If you want to watch a similar movie told a million times better, you should watch Nicolas Cage, Meryl Streep and Chris Cooper starrer Adaptation, which is really how the theme of search should be tackled. In Adaptation, Meryl Streep played an author named Susan Laroche whose bestseller was to be adapted to the silver screen by Cage, a scriptwriter. That movie was about Cage’s search in completing his screenplay, which was a complicated task considering the ambiguous ending of the book itself. In Great Indian Butterfly, Krish keeps reading a book of the same title, but we rarely see him touching the book in the course of the film. We rather get crude shots of Barry John acting as a character who keeps babbling in between, confounding us for most part about his purpose in the film.
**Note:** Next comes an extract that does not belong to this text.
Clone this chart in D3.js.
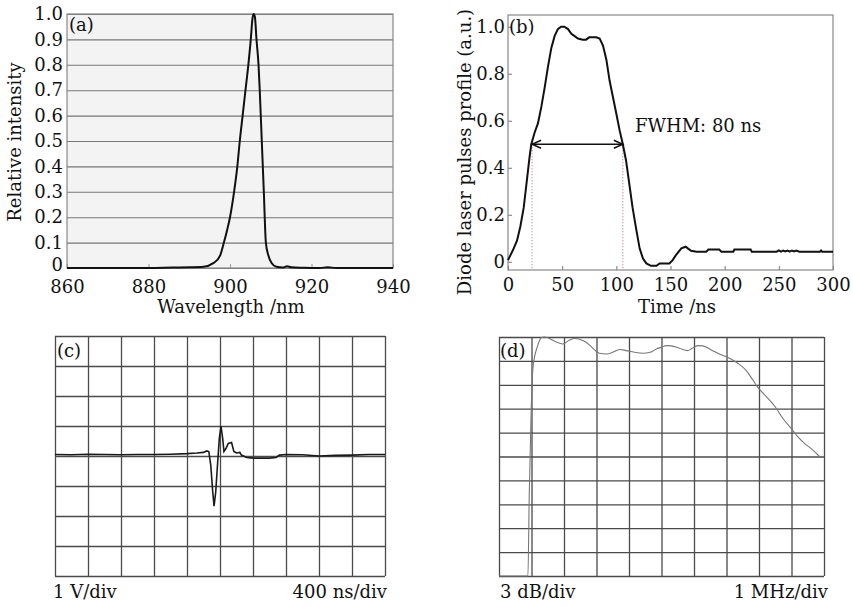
<!DOCTYPE html>
<html>
<head>
<meta charset="utf-8">
<script src="https://cdn.jsdelivr.net/npm/d3@7"></script>
<style>
body { margin: 0; background: #fff; }
text { font-family: "DejaVu Serif", serif; font-size: 18px; fill: #111; }
</style>
</head>
<body>
<svg id="fig" width="853" height="607"></svg>
<script>
//
// Data
//
// (a) emission spectrum
var specWl = [860, 870, 880, 886, 890, 893.5, 896, 897.6, 898.5, 899.3, 900, 901, 901.8, 902.4, 903.1, 903.8, 904.5, 905.1, 905.5, 905.8, 906.1, 906.5, 907, 907.3, 907.8, 908.3, 908.8, 909.4, 910.2, 911.4, 913, 914, 915, 918, 922, 924, 926, 940];
var specI  = [0, 0, 0, 0.002, 0.003, 0.005, 0.02, 0.05, 0.1, 0.15, 0.2, 0.3, 0.4, 0.5, 0.6, 0.7, 0.8, 0.9, 0.98, 1.0, 0.99, 0.9, 0.8, 0.7, 0.5, 0.3, 0.1, 0.05, 0.02, 0.005, 0.002, 0.007, 0.003, 0.001, 0, 0.003, 0, 0];
var aXTicks = [860, 880, 900, 920, 940];
var aYTicks = [0, 0.1, 0.2, 0.3, 0.4, 0.5, 0.6, 0.7, 0.8, 0.9, 1.0];
var aYLabels = ["0", "0.1", "0.2", "0.3", "0.4", "0.5", "0.6", "0.7", "0.8", "0.9", "1.0"];

// (b) pulse profile
var pulseT = [0, 4.6, 8.3, 11.4, 14.5, 17.5, 20, 21.5, 24.6, 27.7, 30.8, 33.8, 36.9, 40, 43, 46, 49, 52, 55.4, 58.5, 61.5, 64.6, 69, 72, 75, 78, 81.5, 84.6, 87.7, 90.8, 93.8, 96.9, 100, 103, 106, 109, 112, 115, 118.5, 121.5, 124.6, 127.7, 132, 137, 140, 149, 152, 155, 160, 164, 166, 169, 174, 183, 185, 195, 197, 208, 209, 224, 225, 248, 250, 252, 254, 256, 258, 260, 262, 264, 266, 269, 288, 289, 290, 300];
var pulseV = [0.007, 0.05, 0.09, 0.15, 0.23, 0.35, 0.45, 0.5, 0.55, 0.59, 0.66, 0.74, 0.83, 0.91, 0.96, 0.99, 1.0, 1.0, 0.99, 0.97, 0.96, 0.95, 0.945, 0.945, 0.955, 0.955, 0.955, 0.95, 0.92, 0.86, 0.77, 0.70, 0.63, 0.56, 0.5, 0.43, 0.33, 0.23, 0.135, 0.057, 0.014, -0.007, -0.017, -0.017, -0.007, -0.007, 0.007, 0.028, 0.057, 0.064, 0.057, 0.047, 0.043, 0.043, 0.052, 0.052, 0.043, 0.043, 0.052, 0.052, 0.043, 0.043, 0.048, 0.043, 0.048, 0.044, 0.048, 0.043, 0.048, 0.044, 0.048, 0.043, 0.043, 0.048, 0.043, 0.043];
var bXTicks = [0, 50, 100, 150, 200, 250, 300];
var bYTicks = [0, 0.2, 0.4, 0.6, 0.8, 1.0];
var bYLabels = ["0", "0.2", "0.4", "0.6", "0.8", "1.0"];
var fwhm = [22.2, 106];

// (c) oscilloscope trace, in divisions
var scopeX = [0, 0.5, 1, 1.5, 2, 2.5, 3, 3.5, 4, 4.3, 4.5, 4.6, 4.66, 4.72, 4.78, 4.82, 4.87, 4.93, 4.98, 5.03, 5.08, 5.12, 5.18, 5.25, 5.35, 5.42, 5.5, 5.6, 5.65, 5.81, 6.0, 6.5, 6.7, 6.8, 7.0, 7.5, 8, 8.5, 9, 9.5, 10];
var scopeY = [0.05, 0.04, 0.06, 0.05, 0.04, 0.05, 0.05, 0.06, 0.08, 0.1, 0.12, 0.17, 0.15, -0.3, -1.2, -1.67, -1.2, -0.2, 0.6, 1.0, 0.6, 0.15, 0.25, 0.42, 0.45, 0.15, 0.1, 0.12, 0.03, -0.05, -0.07, -0.07, -0.05, 0.03, 0.05, 0.04, 0.0, 0.02, 0.03, 0.05, 0.05];

// (d) frequency response, dB relative to top line
var respX  = [0, 0.89, 0.93, 0.99, 1.04, 1.09, 1.18, 1.3, 1.4, 1.55, 1.76, 1.96, 2.17, 2.32, 2.58, 2.78, 2.94, 3.09, 3.3, 3.5, 3.71, 3.91, 4.17, 4.42, 4.68, 4.84, 4.99, 5.14, 5.3, 5.55, 5.81, 5.91, 6.12, 6.27, 6.53, 6.78, 7.09, 7.35, 7.61, 7.81, 7.96, 8.27, 8.53, 8.73, 8.99, 9.19, 9.4, 9.66, 9.86];
var respDb = [-30, -30, -20, -9.2, -4.1, -2.6, -1.2, -0.1, 0, -0.18, -0.63, -0.87, -0.39, -0.18, -0.45, -0.99, -1.62, -2.04, -2.13, -1.92, -1.56, -1.71, -1.92, -2.04, -1.89, -1.5, -1.3, -1.08, -1.11, -1.41, -1.71, -1.5, -1.08, -1.11, -1.62, -2.13, -2.67, -3.3, -4.23, -5.4, -6.3, -7.68, -8.94, -10.2, -11.46, -12.51, -13.35, -14.19, -15.0];

var divs10 = d3.range(0, 11);
var divs8 = d3.range(-4, 5);
var dbLines = d3.range(-30, 1, 3);

var svg = d3.select("#fig");

function zip(xs, ys) {
	return xs.map(function(x, i) { return [x, ys[i]]; });
}

//
// (a) spectrum
//
var xA = d3.scaleLinear().domain([860, 940]).range([67, 393]);
var yA = d3.scaleLinear().domain([0, 1]).range([268, 14]);
var gA = svg.append("g");

gA.append("rect").attr("x", 67).attr("y", 14).attr("width", 326).attr("height", 254).attr("fill", "#f3f3f3");

gA.append("g").attr("transform", "translate(67,0)")
	.call(d3.axisLeft(yA).tickValues(aYTicks).tickSize(-326).tickFormat(""))
	.call(function(g) { g.select(".domain").remove(); })
	.selectAll("line").attr("stroke", "#777").attr("stroke-width", 1.1);

gA.append("g").attr("transform", "translate(67,0)")
	.call(d3.axisLeft(yA).tickValues(aYTicks).tickSize(0).tickPadding(4)
		.tickFormat(function(d, i) { return aYLabels[i]; }))
	.call(function(g) { g.select(".domain").remove(); })
	.selectAll("text").style("font-size", "18px").attr("fill", "#111")
	.attr("dy", function(d) { return d === 0 ? "0.15em" : "0.32em"; });

gA.append("g").attr("transform", "translate(0,268)")
	.call(d3.axisBottom(xA).tickValues(aXTicks).tickSizeInner(-4).tickSizeOuter(0).tickPadding(12))
	.call(function(g) { g.select(".domain").remove(); })
	.call(function(g) { g.selectAll("line").attr("stroke", "#999"); })
	.selectAll("text").style("font-size", "18px").attr("fill", "#111");

gA.append("rect").attr("x", 67).attr("y", 14).attr("width", 326).attr("height", 254)
	.attr("fill", "none").attr("stroke", "#888").attr("stroke-width", 1.2);

gA.append("path").datum(zip(specWl, specI))
	.attr("fill", "none").attr("stroke", "#111").attr("stroke-width", 2)
	.attr("d", d3.line().x(function(d) { return xA(d[0]); }).y(function(d) { return yA(d[1]); }).curve(d3.curveMonotoneX));

gA.append("text").attr("x", 69).attr("y", 31).text("(a)");
gA.append("text").attr("x", 231).attr("y", 313).attr("text-anchor", "middle").text("Wavelength /nm");
gA.append("text").attr("transform", "translate(21,142) rotate(-90)").attr("text-anchor", "middle").text("Relative intensity");

//
// (b) pulse profile
//
var xB = d3.scaleLinear().domain([0, 300]).range([508, 833]);
var yB = d3.scaleLinear().domain([-0.035, 1.05]).range([270, 15]);
var gB = svg.append("g");

gB.append("g").attr("transform", "translate(508,0)")
	.call(d3.axisLeft(yB).tickValues(bYTicks).tickSizeInner(-4).tickSizeOuter(0).tickPadding(3)
		.tickFormat(function(d, i) { return bYLabels[i]; }))
	.call(function(g) { g.select(".domain").remove(); })
	.call(function(g) { g.selectAll("line").attr("stroke", "#777"); })
	.selectAll("text").style("font-size", "18px").attr("fill", "#111");

gB.append("g").attr("transform", "translate(0,270)")
	.call(d3.axisBottom(xB).tickValues(bXTicks).tickSizeInner(-4).tickSizeOuter(0).tickPadding(8))
	.call(function(g) { g.select(".domain").remove(); })
	.call(function(g) { g.selectAll("line").attr("stroke", "#777"); })
	.selectAll("text").style("font-size", "18px").attr("fill", "#111");

gB.append("rect").attr("x", 508).attr("y", 15).attr("width", 325).attr("height", 255)
	.attr("fill", "none").attr("stroke", "#888").attr("stroke-width", 1.2);

gB.selectAll("line.fwhm").data(fwhm).enter().append("line")
	.attr("class", "fwhm")
	.attr("x1", function(d) { return xB(d); }).attr("x2", function(d) { return xB(d); })
	.attr("y1", yB(0.5)).attr("y2", 270)
	.attr("stroke", "#b06a6a").attr("stroke-width", 1).attr("stroke-dasharray", "1,2");

gB.append("path").datum(zip(pulseT, pulseV))
	.attr("fill", "none").attr("stroke", "#111").attr("stroke-width", 2)
	.attr("d", d3.line().x(function(d) { return xB(d[0]); }).y(function(d) { return yB(d[1]); }));

var defs = svg.append("defs");
defs.append("marker").attr("id", "arr").attr("viewBox", "-10 -6 12 12")
	.attr("refX", 0).attr("refY", 0).attr("markerWidth", 12).attr("markerHeight", 12)
	.attr("markerUnits", "userSpaceOnUse").attr("orient", "auto-start-reverse")
	.append("path").attr("d", "M-9,-4 L0,0 L-9,4").attr("fill", "none").attr("stroke", "#111").attr("stroke-width", 1.4);

gB.append("line")
	.attr("x1", xB(fwhm[0])).attr("x2", xB(fwhm[1]))
	.attr("y1", yB(0.5)).attr("y2", yB(0.5))
	.attr("stroke", "#111").attr("stroke-width", 1.4)
	.attr("marker-start", "url(#arr)").attr("marker-end", "url(#arr)");

gB.append("text").attr("x", 635).attr("y", 132).text("FWHM: 80 ns");
gB.append("text").attr("x", 509).attr("y", 33).text("(b)");
gB.append("text").attr("x", 677).attr("y", 313).attr("text-anchor", "middle").text("Time /ns");
gB.append("text").attr("transform", "translate(471,152) rotate(-90)").attr("text-anchor", "middle").text("Diode laser pulses profile (a.u.)");

//
// (c) and (d) screen grids
//
function screenGrid(g, x, y, xs, ys, color) {
	var x0 = x.range()[0], x1 = x.range()[1];
	var y0 = y.range()[0], y1 = y.range()[1];
	g.append("g").attr("transform", "translate(0," + y0 + ")")
		.call(d3.axisBottom(x).tickValues(xs).tickSize(-(y0 - y1)).tickFormat(""))
		.call(function(s) { s.select(".domain").remove(); })
		.selectAll("line").attr("stroke", color).attr("stroke-width", 1.3);
	g.append("g").attr("transform", "translate(" + x0 + ",0)")
		.call(d3.axisLeft(y).tickValues(ys).tickSize(-(x1 - x0)).tickFormat(""))
		.call(function(s) { s.select(".domain").remove(); })
		.selectAll("line").attr("stroke", color).attr("stroke-width", 1.3);
}

var xC = d3.scaleLinear().domain([0, 10]).range([55, 385]);
var yC = d3.scaleLinear().domain([-4, 4]).range([576, 336]);
var gC = svg.append("g");
screenGrid(gC, xC, yC, divs10, divs8, "#4a4a4a");
gC.append("path").datum(zip(scopeX, scopeY))
	.attr("fill", "none").attr("stroke", "#1a1a1a").attr("stroke-width", 1.6)
	.attr("d", d3.line().x(function(d) { return xC(d[0]); }).y(function(d) { return yC(d[1]); }));
gC.append("text").attr("x", 57).attr("y", 357).text("(c)");
gC.append("text").attr("x", 53).attr("y", 598).text("1 V/div");
gC.append("text").attr("x", 387).attr("y", 598).attr("text-anchor", "end").text("400 ns/div");

var xD = d3.scaleLinear().domain([0, 10]).range([499, 824]);
var yD = d3.scaleLinear().domain([-30, 0]).range([576, 337]);
var gD = svg.append("g");
screenGrid(gD, xD, yD, divs10, dbLines, "#4a4a4a");
gD.append("path").datum(zip(respX, respDb))
	.attr("fill", "none").attr("stroke", "#777").attr("stroke-width", 1.1)
	.attr("d", d3.line().x(function(d) { return xD(d[0]); }).y(function(d) { return yD(d[1]); }).curve(d3.curveMonotoneX));
gD.append("text").attr("x", 500).attr("y", 357).text("(d)");
gD.append("text").attr("x", 500).attr("y", 598).text("3 dB/div");
gD.append("text").attr("x", 828).attr("y", 598).attr("text-anchor", "end").text("1 MHz/div");
</script>
</body>
</html>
I won’t reveal the true purpose of his character, but I would want to ask one thing: why could the film not do away with Barry for most part, and allow Krish to read passages from the book instead (the device of ‘internal sound’ could’ve easily been used).

The flashbacks of Krish’s affair with Liza is also crudely shown, especially in the first sequence (the one where Liza is lying nude on the bed with a blue bed-sheet covering her derrière) which is so dominated by the color blue that one is confused whether the scene is a memory or a dream. On the other hand, Meera’s scenes with her boss have only one problem – Meera tends to fight and crib too much even while speaking with her boss. But worse than all these are Krish’s and Meera’s arguments, which start with Meera admonishing her husband for not setting the alarm and then move further to issues like absence of love, past affairs etc. Not once do you really care for the characters because the two don’t share the tempestuous chemistry a bickering couple should share, but the writer is more to be blamed for this than the actors.

Sarthak Dasgupta keeps the various themes the central topics of discussion, and this makes the arguments very banal. There is an absence of subtlety, and the repetitive hearings of ‘You have never done this’, ‘We share no intimacy’ etc can get highly dull. When we finally get to know what’s going on between Liza and Krish, we simply wonder why Krish could not tell it immediately when Meera walked out on him. When I saw Krish stand outside his room in his towel watching Meera leave, I thought ‘Man, show some effort! Your inexplicable silence makes things worse!’; I personally thought a secret like ‘Krish and Liza having an illegitimate child’ would’ve been slightly more effective since it is parallel to the plot of Krish and Meera not having any children themselves.

The camera work is also very choppy at times. Thank God this film didn’t get a wider release, otherwise ‘theater and film acting coach’ Barry John’s own acting abilities and film selection would’ve been questioned.